The panel of the 2nd District Court of Appeal affirmed the trial court’s decision in a split decision. On appeal to the Supreme Court, the California Medical Association and other groups representing medical providers filed an amicus brief arguing that the trial court ruling should be upheld.

“Exempting such a broad group of cases would contravene the Legislature’s intent in enacting MICRA: to reduce health care providers’ liability for noneconomic damages, thereby reducing medical malpractice insurance costs and increasing access to health care,” the brief states.

During oral arguments before the Supreme Court, attorney Stuart Esner said that physician assistants who treat patients without supervision by licensed doctors are clearly acting outside the scope of their practices.

“A physician assistant who practices autonomously is, one, practicing medicine without a license, and two, is guilty of a crime,” Esner said. “Why is that? Because the legislature has determined that physician assistants do not have the training or qualifications to safely treat and examine patients absent physician supervision.”

Associate Justice Goodwin Liu interrupted Esner to ask whether his argument would result in an “odd result.” Damages caused by physicians would be capped, but there would be no cap on damages caused by physician assistants.

The Supreme Court returned to that theme in its opinion, which was written by Liu.

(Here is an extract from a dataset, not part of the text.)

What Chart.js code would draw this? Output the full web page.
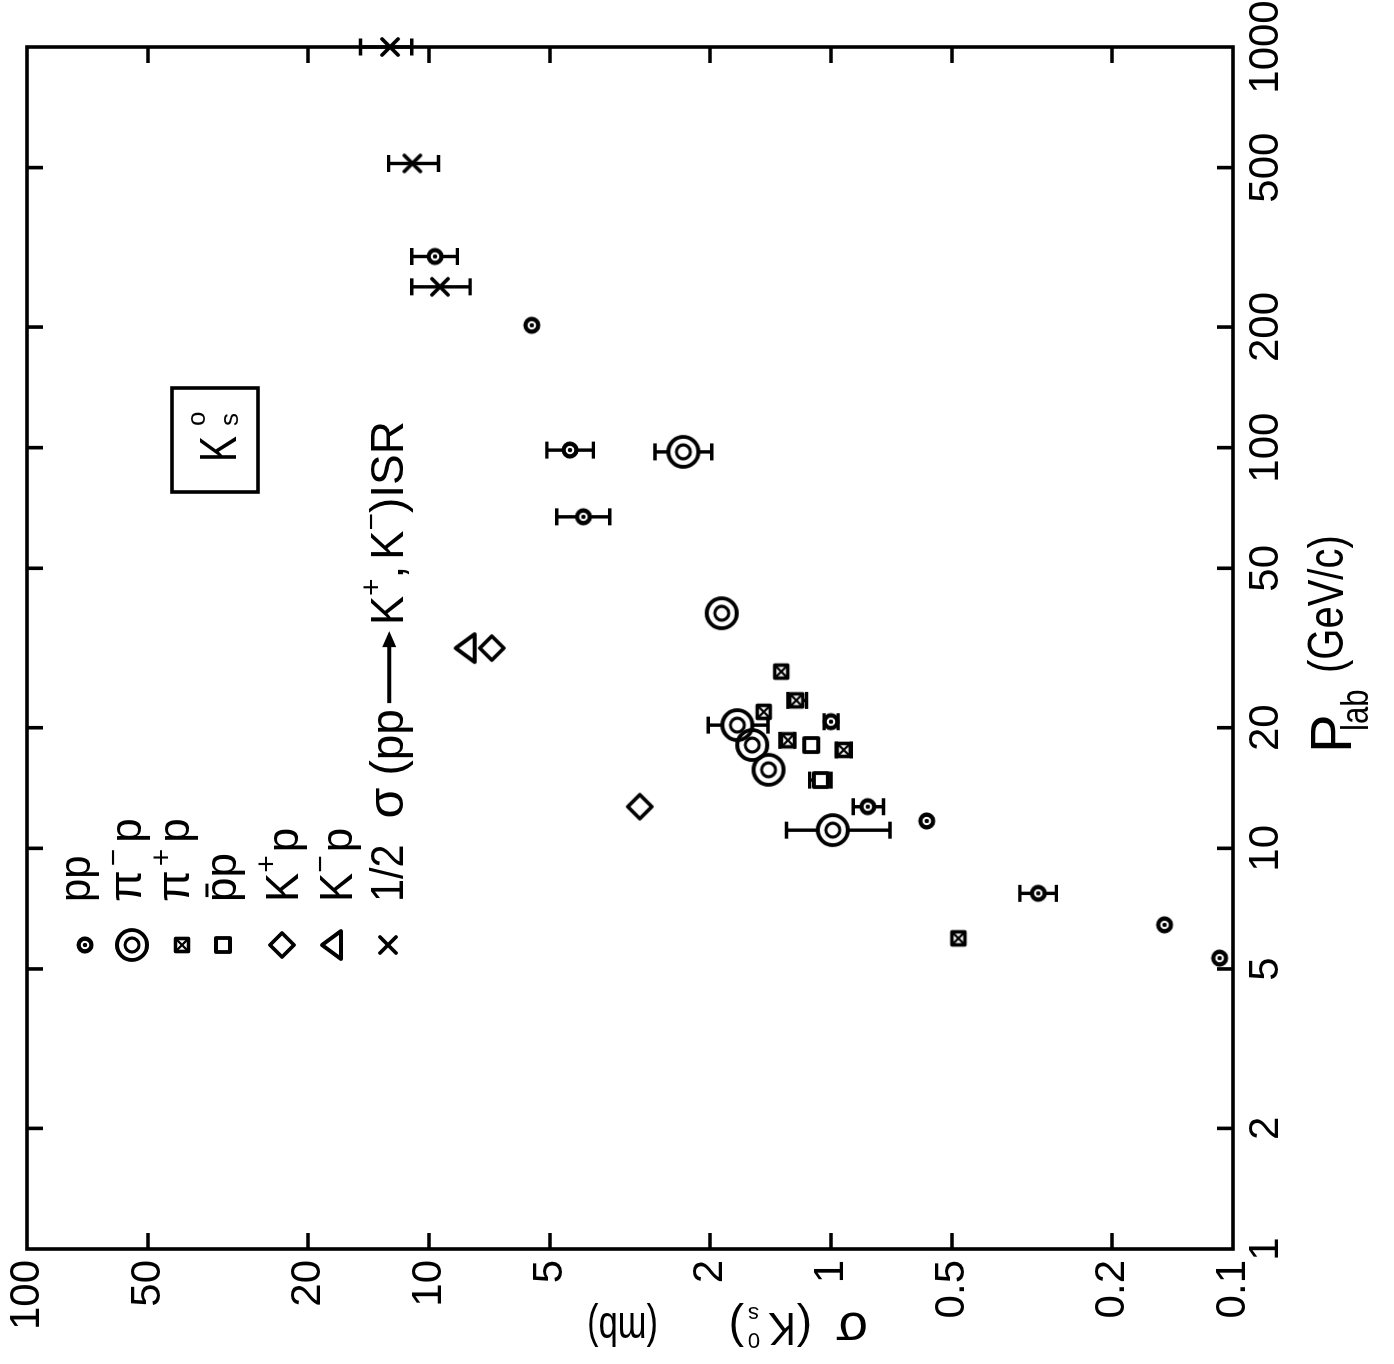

“Such an exemption would expose physician assistants and, through vicarious liability, their supervising physicians, to unlimited liability for noneconomic damages in personal injury and wrongful death cases across the board—an outcome at odds with the central policy underlying the legislative program,” the opinion says.

Steven B. Stevens

Los Angeles malpractice attorney Steven B. Stevens filed an amicus brief on behalf of the Consumer Attorneys of California urging the Supreme Court to find the physician assistants were exempt from the damages cap. Stevens said in an email Friday that “neither physician was exercising any supervision, review, or control over the care and treatment that the assistants were delivering to patients.”

“Once more, the Medical Injury Compensation Reform Act, enacted almost a half-century ago, has failed to protect and compensate patients,” Stevens said. “This case is another example of the urgent need to fix and reform laws that protect negligent health care providers instead of patients.”

Attorneys for Freesemann and Hughes could not be reached for comment.

California voters may have a chance to change the law. A ballot initiative that would increase the non-economic damages cap to account for inflation since 1975 has qualified for the Nov. 8 ballot, according to the California Secretary of State’s Office. The initiative would also allow judges and juries to waive the cap entirely for cases involving death and permanent disability. The state’s legislative analyst estimates that the initiative, if passed, would increase state and local government health care costs from the “low tens of millions of dollars to the high hundreds of millions of dollars annually.”

Ledesma and Koire are no longer practicing medicine. Koire is now deceased, according to California Medical Board records.

The Medical Board revoked Ledesma’s medical license in 2015 for fraudulently billing insurers for services that were never performed. He also defrauded disability insurers by filing claims stating that he was unable to work even while managing several medical clinics scattered around the Los Angeles area, the board’s findings state.

Investigators for the California Department of Insurance arrested Ledesma on insurance fraud charges in March 2015, according to a report by the California Statewide Association of Criminal Investigators. The department said from 2008 to 2013, Ledesma treated more than 2,900 patients while simultaneously collecting $1,605,464 in disability benefits.